Define $$\widetilde{T}_g: f\in L^1(X)\mapsto gf\in L^1(X).$$
Then $\widetilde{T}_g^\star =T_g$. The proof is entirely analogous.

Another solution:
$T_g^{-1}$ is continuous iff there is a constant $c>0$ such that $\|T_gf\|_{L^p(X)} \geq c \|f\|_{L^p(X)}$ for all $f\in L^p(X)$,
to put it another way,
$T_g^{-1}$ is not continuous iff there is a sequence $\{f_n\}_{n\geq 1}\subset L^p(X)$ with $\|f_n\|_{L^p(X)}=1$ such that
$T_gf_n = gf_n \to 0$ in $L^p(X)$. So, our purpose is to find such a sequence $\{f_n\}_{n\geq 1}$.
Since $T_g$ is injective, we obtain that $g\neq 0$ a.e. on $X$.
Note that $\frac{1}{g}\notin L^\infty(X)$, otherwise $T_g$ is bijective.

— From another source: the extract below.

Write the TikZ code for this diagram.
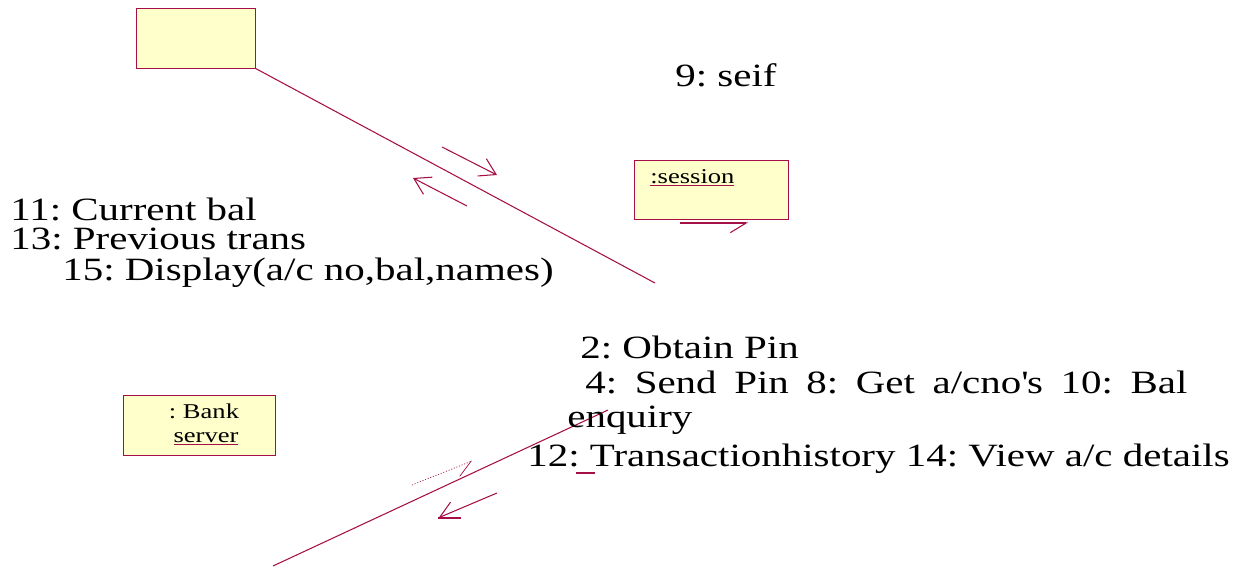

That means, there doesn't exist a constant $c>0$ such that
$\left|\frac{1}{g}\right|\leq c$ (or $|g|\geq \frac{1}{c}$) a.e. on $X$. Hence, for each $n$, we can find
a measurable subset $S_n \subset X$ with
$\mu(S_n)>0$ such that $|g|\leq \frac{1}{n}$ a.e. on $S_n$. Since $\mathbb{R}^d$ is $\sigma$-finite,
we can assume that $\mu(S_n)<+\infty$.
For each $n$, we can find a measurable function $f_n \in L^p(S_n)$ such that $\|f_n\|_{L^p(S_n)}=1$ (this is possible since we can use those simple functions).
Extend $f_n$  by $0$ outside $S_n$. Also,
$$\|T_gf_n\|_{L^p(X)}= \|gf_n\|_{L^p(X)}= \|gf_n\|_{L^p(S_n)}\leq \frac{1}{n} \cdot \|f_n\|_{L^p(S_n)}=\frac1n\to 0 \quad \text{as $n\to\infty$}.$$